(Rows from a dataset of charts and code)

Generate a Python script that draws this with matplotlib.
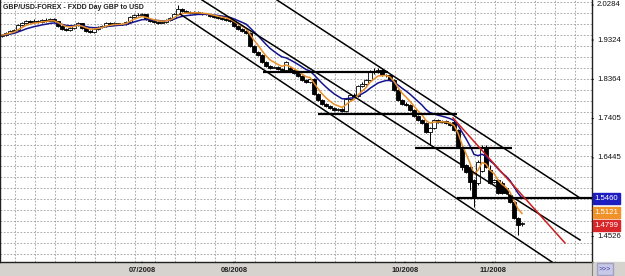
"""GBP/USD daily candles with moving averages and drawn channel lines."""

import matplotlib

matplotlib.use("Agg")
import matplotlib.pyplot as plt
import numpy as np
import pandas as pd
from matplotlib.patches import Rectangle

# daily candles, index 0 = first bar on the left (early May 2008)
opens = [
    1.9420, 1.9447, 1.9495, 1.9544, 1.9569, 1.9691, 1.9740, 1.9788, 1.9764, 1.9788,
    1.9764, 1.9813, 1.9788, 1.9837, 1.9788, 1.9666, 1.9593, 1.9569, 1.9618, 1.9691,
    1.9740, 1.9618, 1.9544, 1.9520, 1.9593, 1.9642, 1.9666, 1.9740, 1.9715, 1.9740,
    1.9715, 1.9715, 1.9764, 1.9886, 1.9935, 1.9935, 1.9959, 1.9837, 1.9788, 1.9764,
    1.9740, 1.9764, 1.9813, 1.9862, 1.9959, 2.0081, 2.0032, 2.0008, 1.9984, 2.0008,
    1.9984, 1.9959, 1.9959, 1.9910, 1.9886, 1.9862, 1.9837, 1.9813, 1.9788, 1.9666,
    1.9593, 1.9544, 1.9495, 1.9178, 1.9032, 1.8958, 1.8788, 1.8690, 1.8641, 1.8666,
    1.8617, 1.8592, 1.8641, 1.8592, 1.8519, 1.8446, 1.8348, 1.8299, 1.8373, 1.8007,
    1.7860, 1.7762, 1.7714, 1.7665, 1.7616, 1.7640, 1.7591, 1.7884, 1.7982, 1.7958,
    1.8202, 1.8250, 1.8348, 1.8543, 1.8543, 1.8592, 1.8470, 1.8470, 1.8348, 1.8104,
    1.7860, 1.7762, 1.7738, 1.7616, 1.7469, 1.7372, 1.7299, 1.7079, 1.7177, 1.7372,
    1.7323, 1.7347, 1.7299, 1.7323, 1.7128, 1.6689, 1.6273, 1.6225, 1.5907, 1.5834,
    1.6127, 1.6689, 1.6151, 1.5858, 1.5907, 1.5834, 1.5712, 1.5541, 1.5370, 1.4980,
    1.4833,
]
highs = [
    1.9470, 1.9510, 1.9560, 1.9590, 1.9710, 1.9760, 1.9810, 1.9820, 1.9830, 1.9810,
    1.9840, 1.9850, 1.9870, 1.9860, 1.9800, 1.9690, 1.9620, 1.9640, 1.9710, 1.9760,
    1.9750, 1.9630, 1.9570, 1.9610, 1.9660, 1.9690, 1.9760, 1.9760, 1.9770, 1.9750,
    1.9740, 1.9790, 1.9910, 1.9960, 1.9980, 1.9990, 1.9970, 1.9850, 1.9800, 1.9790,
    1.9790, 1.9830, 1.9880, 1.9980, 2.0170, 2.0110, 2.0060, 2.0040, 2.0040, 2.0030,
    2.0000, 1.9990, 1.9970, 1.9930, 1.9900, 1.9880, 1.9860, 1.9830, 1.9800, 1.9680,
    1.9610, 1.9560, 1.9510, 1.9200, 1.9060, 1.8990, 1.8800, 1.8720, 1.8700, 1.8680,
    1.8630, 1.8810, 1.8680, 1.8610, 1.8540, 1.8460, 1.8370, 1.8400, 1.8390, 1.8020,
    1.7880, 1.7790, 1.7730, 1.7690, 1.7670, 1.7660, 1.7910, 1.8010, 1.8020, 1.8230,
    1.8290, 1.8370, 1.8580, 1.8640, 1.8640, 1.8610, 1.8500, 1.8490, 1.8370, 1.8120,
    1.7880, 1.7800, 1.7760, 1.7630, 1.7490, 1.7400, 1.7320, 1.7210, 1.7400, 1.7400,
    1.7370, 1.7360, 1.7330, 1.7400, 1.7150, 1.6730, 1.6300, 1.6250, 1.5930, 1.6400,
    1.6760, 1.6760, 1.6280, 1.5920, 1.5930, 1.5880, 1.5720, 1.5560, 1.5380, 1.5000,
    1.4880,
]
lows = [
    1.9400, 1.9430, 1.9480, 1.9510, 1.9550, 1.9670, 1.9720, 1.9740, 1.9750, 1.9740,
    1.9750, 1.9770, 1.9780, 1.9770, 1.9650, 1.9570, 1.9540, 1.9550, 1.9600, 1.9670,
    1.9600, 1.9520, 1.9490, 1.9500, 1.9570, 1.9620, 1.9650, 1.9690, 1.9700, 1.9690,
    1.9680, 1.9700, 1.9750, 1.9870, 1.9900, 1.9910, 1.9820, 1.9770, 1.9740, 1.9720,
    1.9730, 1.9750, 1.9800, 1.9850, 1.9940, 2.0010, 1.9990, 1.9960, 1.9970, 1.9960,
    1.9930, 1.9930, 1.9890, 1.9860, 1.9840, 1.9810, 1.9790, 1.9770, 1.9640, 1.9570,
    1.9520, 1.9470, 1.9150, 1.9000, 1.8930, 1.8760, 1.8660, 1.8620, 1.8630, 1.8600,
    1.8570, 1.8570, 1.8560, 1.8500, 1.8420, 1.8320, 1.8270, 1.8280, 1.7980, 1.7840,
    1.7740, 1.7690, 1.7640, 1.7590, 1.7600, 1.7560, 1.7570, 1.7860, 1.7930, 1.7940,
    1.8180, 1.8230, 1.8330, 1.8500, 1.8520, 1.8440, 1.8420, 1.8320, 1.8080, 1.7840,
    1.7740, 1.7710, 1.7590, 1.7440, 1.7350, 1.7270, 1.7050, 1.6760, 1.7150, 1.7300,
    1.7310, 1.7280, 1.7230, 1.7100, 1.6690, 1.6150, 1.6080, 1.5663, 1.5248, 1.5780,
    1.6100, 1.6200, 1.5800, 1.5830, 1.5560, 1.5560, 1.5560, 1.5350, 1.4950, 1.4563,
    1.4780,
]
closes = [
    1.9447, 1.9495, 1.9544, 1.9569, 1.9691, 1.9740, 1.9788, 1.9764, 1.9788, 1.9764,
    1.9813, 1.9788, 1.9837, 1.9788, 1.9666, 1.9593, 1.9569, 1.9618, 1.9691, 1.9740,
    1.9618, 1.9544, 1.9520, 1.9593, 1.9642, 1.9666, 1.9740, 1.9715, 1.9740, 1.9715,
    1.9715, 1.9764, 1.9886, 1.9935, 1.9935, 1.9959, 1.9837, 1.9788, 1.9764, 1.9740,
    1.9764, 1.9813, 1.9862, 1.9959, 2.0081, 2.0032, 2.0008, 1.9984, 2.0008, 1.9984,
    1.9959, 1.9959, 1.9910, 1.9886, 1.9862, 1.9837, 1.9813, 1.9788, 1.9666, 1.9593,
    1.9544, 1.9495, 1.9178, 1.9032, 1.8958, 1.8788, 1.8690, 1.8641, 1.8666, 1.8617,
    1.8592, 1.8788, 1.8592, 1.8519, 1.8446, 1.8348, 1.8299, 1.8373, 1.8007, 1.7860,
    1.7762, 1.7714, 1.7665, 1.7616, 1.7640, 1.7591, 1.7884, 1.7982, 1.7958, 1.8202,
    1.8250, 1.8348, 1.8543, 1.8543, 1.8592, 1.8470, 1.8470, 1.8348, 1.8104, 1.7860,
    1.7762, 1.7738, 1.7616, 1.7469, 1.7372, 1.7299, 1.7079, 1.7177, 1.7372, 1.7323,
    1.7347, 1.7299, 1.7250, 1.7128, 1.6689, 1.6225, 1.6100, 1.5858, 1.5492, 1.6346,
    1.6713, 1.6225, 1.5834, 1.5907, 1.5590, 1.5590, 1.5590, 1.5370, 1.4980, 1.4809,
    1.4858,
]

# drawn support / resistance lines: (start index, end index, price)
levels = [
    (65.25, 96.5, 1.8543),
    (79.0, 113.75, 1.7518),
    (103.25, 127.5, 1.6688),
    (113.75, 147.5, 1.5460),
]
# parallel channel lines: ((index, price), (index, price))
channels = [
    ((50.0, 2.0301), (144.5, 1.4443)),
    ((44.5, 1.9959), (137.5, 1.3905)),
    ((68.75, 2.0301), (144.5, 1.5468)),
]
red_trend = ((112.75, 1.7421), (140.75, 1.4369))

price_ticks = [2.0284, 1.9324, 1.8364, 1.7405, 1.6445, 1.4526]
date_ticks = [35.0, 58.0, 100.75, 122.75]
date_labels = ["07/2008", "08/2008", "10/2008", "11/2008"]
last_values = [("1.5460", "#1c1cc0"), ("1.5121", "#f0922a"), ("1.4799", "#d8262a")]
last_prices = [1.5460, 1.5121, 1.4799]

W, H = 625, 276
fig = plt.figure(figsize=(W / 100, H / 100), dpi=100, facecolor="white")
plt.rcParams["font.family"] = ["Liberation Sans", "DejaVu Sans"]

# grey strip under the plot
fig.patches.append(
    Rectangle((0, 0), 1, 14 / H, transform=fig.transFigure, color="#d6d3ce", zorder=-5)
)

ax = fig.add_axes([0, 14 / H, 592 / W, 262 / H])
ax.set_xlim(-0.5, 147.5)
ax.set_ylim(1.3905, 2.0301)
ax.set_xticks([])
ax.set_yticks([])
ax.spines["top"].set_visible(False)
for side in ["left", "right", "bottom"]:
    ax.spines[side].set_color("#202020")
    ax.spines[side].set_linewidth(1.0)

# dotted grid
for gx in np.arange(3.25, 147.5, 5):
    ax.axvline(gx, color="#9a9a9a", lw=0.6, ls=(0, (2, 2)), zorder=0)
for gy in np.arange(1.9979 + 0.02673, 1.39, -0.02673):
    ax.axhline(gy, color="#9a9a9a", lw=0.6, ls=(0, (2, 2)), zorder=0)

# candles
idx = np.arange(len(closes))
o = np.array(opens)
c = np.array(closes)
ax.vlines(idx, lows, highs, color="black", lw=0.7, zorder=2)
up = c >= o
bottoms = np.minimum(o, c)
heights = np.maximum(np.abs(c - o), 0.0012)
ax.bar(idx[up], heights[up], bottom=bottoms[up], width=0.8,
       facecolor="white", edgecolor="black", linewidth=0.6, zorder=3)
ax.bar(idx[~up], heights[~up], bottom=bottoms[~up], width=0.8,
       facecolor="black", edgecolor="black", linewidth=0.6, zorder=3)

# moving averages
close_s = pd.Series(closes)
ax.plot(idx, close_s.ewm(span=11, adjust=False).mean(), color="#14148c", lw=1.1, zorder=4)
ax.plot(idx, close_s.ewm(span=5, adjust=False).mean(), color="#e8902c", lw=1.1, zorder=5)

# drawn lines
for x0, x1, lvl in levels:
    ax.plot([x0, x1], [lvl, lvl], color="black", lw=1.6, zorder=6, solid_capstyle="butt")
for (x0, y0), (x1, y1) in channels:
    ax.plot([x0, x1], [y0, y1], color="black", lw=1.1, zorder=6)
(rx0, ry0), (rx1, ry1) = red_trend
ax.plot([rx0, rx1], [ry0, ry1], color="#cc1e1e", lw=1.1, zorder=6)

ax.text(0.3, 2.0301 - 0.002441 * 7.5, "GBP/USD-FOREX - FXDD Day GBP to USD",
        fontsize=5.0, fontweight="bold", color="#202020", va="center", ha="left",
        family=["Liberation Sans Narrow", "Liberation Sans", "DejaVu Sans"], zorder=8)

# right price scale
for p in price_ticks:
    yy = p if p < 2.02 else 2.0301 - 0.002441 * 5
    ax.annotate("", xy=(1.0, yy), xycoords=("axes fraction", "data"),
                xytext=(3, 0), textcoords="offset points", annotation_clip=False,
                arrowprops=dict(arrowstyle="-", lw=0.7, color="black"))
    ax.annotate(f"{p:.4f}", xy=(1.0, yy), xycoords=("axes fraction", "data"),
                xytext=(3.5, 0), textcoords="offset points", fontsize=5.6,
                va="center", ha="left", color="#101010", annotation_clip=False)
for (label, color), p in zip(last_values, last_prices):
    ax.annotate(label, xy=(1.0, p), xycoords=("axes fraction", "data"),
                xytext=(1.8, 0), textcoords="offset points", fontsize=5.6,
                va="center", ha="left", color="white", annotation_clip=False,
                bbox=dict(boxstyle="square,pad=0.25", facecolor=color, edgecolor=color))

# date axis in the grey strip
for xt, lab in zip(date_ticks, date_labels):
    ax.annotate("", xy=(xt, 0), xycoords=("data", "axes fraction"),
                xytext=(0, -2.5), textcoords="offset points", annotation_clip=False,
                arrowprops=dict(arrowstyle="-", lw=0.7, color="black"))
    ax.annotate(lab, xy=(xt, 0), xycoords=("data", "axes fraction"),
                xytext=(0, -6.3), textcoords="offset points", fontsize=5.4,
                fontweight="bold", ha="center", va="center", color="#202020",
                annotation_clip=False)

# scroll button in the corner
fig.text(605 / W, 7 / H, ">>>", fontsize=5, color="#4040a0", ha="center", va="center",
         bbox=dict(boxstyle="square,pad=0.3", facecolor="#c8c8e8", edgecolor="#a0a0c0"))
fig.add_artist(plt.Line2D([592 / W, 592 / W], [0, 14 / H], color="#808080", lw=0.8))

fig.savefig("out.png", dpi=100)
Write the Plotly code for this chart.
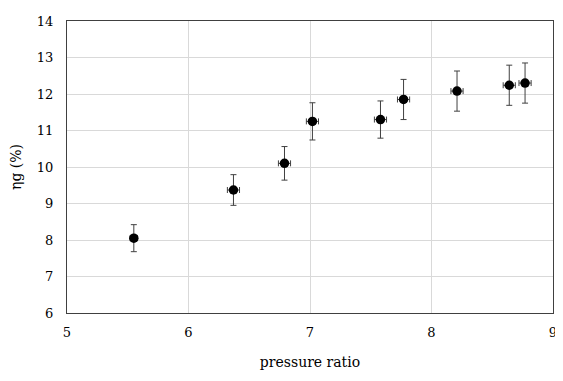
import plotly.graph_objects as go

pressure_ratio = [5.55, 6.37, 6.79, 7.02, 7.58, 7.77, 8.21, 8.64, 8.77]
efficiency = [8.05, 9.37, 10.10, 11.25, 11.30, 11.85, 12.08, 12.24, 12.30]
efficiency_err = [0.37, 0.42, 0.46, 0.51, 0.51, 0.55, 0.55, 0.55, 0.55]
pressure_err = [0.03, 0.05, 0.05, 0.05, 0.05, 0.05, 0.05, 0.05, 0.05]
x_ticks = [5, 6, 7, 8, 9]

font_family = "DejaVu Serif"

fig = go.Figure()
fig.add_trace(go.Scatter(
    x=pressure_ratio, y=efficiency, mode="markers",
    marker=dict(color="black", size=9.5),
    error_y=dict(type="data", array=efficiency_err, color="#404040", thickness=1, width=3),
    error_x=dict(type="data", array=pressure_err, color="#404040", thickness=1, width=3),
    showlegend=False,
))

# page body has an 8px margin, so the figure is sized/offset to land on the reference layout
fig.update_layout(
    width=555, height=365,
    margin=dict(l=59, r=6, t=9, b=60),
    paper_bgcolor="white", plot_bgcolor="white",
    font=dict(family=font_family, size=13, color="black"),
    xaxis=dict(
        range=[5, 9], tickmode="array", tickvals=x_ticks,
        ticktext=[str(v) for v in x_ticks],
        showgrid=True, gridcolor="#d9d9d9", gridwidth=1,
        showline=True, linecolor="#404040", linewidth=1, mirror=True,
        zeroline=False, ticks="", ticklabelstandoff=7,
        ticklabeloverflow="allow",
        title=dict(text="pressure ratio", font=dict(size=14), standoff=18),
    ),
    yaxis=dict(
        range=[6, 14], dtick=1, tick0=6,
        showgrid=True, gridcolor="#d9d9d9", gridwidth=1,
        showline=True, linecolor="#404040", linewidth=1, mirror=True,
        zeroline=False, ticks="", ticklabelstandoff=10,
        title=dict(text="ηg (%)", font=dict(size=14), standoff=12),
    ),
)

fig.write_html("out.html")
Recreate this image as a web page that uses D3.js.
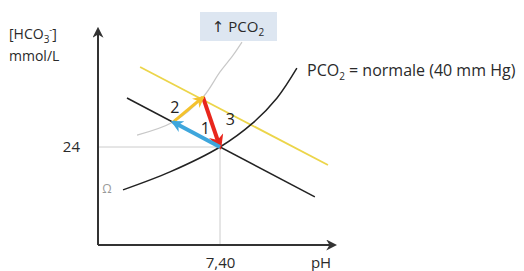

Your objective: Repeat exactly the lines from the first line of the records above through the line containing "from matplotlib.patches import Rectangle", both included. Leave out the pictures.

In response:
Generate a Python script that draws this with matplotlib.
"""GBP/USD daily candles with moving averages and drawn channel lines."""

import matplotlib

matplotlib.use("Agg")
import matplotlib.pyplot as plt
import numpy as np
import pandas as pd
from matplotlib.patches import Rectangle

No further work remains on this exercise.